Hace medio siglo, cuando, en 1974, tenía 14 años, realicé un viaje iniciático que habría de transformar mi perspectiva del mundo. Mi padre, capitán de un buque mercante, liberal de espíritu y apasionado de las aventuras ultramarinas, tuvo la visión de que una prolongada travesía me inmunizaría contra los gérmenes extremistas que acechaban a muchos jóvenes argentinos de aquellos trágicos años 70.
En su austero pero muy marinero buque de imponente eslora, de los que en la Segunda Guerra Mundial integraron los convoyes que atravesaban el Atlántico infestado de submarinos nazis para abastecer a los aliados, emprendimos un recorrido de tres meses por Brasil, Curazao, Cuba, el Caribe, México y remontamos el Mississippi hasta Nueva Orleans. No recuerdo que mi padre me aleccionara de ningún modo acerca de lo que vi en las dos sociedades más opuestas de aquel periplo –Cuba y EE.UU.–, pero las experiencias fueron, aun para un adolescente, elocuentes e imborrables luego de 50 años.
Entonces Cuba, sostenida por la URSS, vivía un auge de sus relaciones internacionales, evidente en una bahía de La Habana desbordada de naves extranjeras, que debían aguardar varios días antes de conseguir amarrar, aunque desembarcábamos diariamente en lanchones. La simpatía política entre ambos gobiernos cargó nuestras bodegas de granos y de autos, de modo que el ingreso diario a la ciudad era por las calles portuarias y no turísticas, donde era imposible ocultar las generalizadas imágenes de la miseria, el abandono edilicio, la desnutrición, el trueque clandestino, la prostitución, el contraste con la minoría de la nomenklatura a la que estaban destinados esos vehículos argentinos, el opresivo control y los amargos diálogos con los desesperados cubanos.
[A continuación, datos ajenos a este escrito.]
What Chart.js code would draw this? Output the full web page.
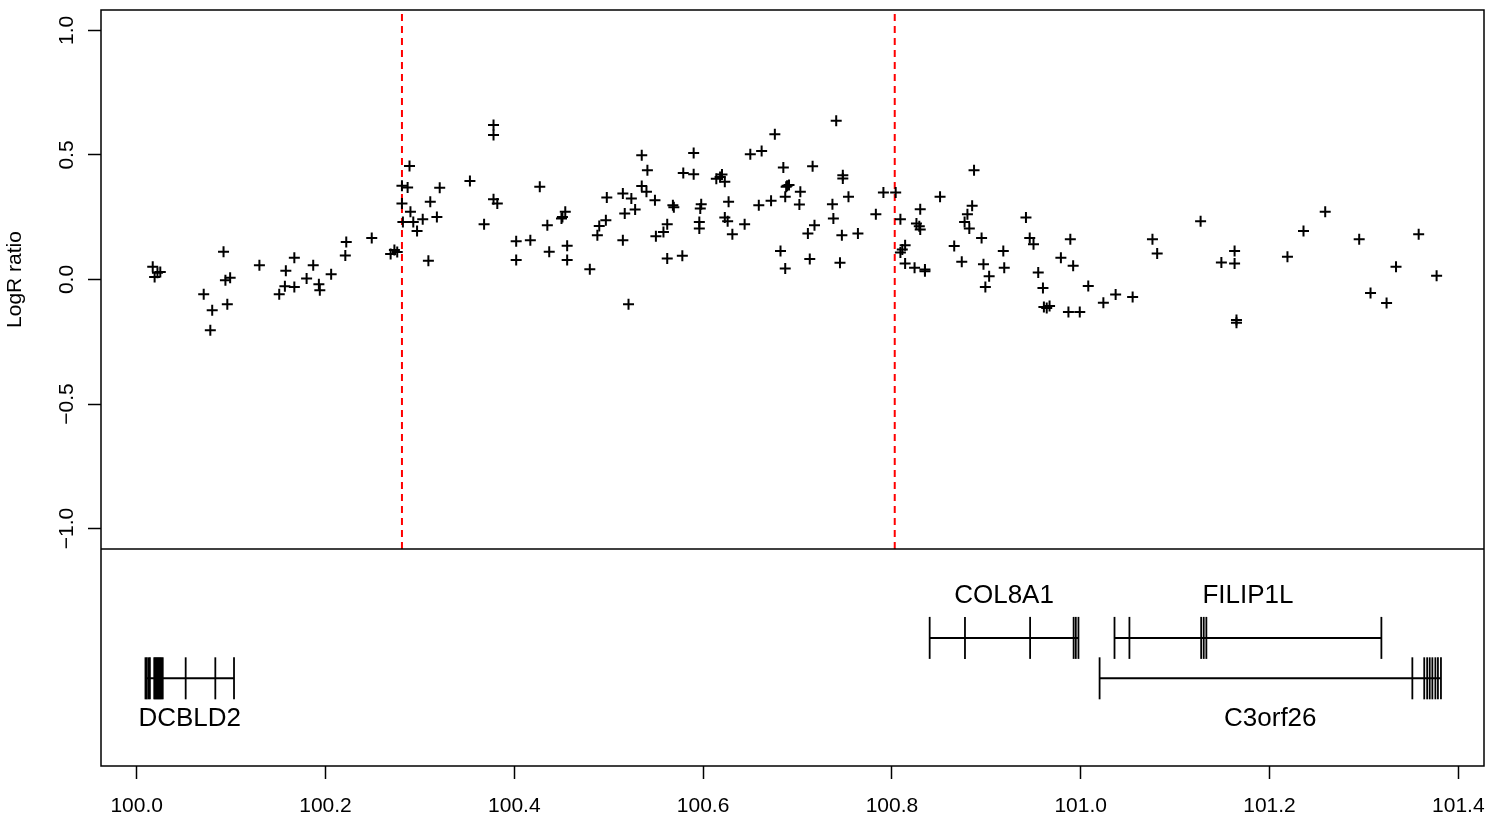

Poco después, y en el otro extremo del espectro ideológico, la relación se invertiría: desembarcábamos a diario sobre el majestuoso río, atravesábamos las peligrosas y pobres barriadas de afrodescendientes –solo diez años antes se había prohibido la segregación–, hasta llegar a la espléndida Nueva Orleans, una de las ciudades más cosmopolitas de los EE.UU.
Las enseñanzas de aquel cotejo fueron evidentes acerca de quiénes querían vivir, cómo y dónde, hacia dónde querían ir los insatisfechos, y de que una amplia igualdad, aunque miserable, oprimida y sin porvenir, no podía competir con una igualdad imperfecta pero abierta al progreso que brinda la libertad.
Sin embargo, la mejor lección que me dejó aquella experiencia fue la relevancia del viaje en sí mismo, que existe un momento en la vida en el que lanzarse a ver el mundo sin sesgos puede enriquecer nuestra cosmovisión y signar el destino de nuestra existencia.